# DATA BLOCK:
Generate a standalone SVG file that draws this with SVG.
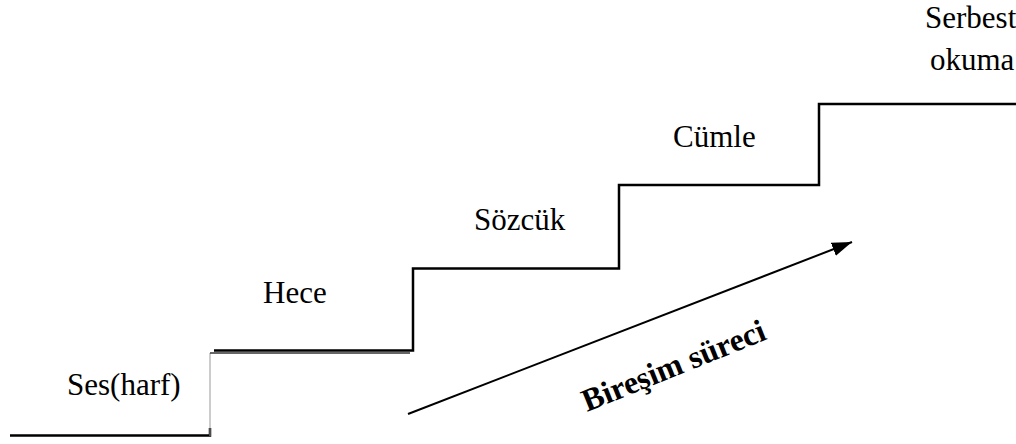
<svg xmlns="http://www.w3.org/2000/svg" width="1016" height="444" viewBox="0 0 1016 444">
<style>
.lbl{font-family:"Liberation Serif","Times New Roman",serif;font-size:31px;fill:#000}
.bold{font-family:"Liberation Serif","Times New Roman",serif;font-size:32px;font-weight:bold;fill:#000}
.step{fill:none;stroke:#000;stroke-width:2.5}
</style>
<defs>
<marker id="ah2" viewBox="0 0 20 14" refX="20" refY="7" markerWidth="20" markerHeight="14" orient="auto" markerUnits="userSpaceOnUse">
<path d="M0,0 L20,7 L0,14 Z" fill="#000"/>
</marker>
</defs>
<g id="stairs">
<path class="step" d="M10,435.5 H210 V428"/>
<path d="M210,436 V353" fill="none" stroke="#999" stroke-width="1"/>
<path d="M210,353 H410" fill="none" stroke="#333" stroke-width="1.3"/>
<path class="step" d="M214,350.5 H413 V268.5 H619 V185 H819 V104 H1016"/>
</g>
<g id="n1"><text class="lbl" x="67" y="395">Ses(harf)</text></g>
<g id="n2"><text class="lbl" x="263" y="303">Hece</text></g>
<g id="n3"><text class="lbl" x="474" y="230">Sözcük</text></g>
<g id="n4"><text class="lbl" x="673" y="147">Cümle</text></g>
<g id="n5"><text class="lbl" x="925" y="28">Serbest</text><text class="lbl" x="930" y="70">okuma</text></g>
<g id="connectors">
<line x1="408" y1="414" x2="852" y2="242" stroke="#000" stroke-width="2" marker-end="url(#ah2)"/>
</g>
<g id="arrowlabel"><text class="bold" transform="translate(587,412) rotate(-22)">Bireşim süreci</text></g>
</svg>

# TASK OBJECTIVE:
Quote every line word for word and keep the images out of the copy.

# WORKED ANSWER:
Generate a standalone SVG file that draws this with SVG.
<svg xmlns="http://www.w3.org/2000/svg" width="1016" height="444" viewBox="0 0 1016 444">
<style>
.lbl{font-family:"Liberation Serif","Times New Roman",serif;font-size:31px;fill:#000}
.bold{font-family:"Liberation Serif","Times New Roman",serif;font-size:32px;font-weight:bold;fill:#000}
.step{fill:none;stroke:#000;stroke-width:2.5}
</style>
<defs>
<marker id="ah2" viewBox="0 0 20 14" refX="20" refY="7" markerWidth="20" markerHeight="14" orient="auto" markerUnits="userSpaceOnUse">
<path d="M0,0 L20,7 L0,14 Z" fill="#000"/>
</marker>
</defs>
<g id="stairs">
<path class="step" d="M10,435.5 H210 V428"/>
<path d="M210,436 V353" fill="none" stroke="#999" stroke-width="1"/>
<path d="M210,353 H410" fill="none" stroke="#333" stroke-width="1.3"/>
<path class="step" d="M214,350.5 H413 V268.5 H619 V185 H819 V104 H1016"/>
</g>
<g id="n1"><text class="lbl" x="67" y="395">Ses(harf)</text></g>
<g id="n2"><text class="lbl" x="263" y="303">Hece</text></g>
<g id="n3"><text class="lbl" x="474" y="230">Sözcük</text></g>
<g id="n4"><text class="lbl" x="673" y="147">Cümle</text></g>
<g id="n5"><text class="lbl" x="925" y="28">Serbest</text><text class="lbl" x="930" y="70">okuma</text></g>
<g id="connectors">
<line x1="408" y1="414" x2="852" y2="242" stroke="#000" stroke-width="2" marker-end="url(#ah2)"/>
</g>
<g id="arrowlabel"><text class="bold" transform="translate(587,412) rotate(-22)">Bireşim süreci</text></g>
</svg>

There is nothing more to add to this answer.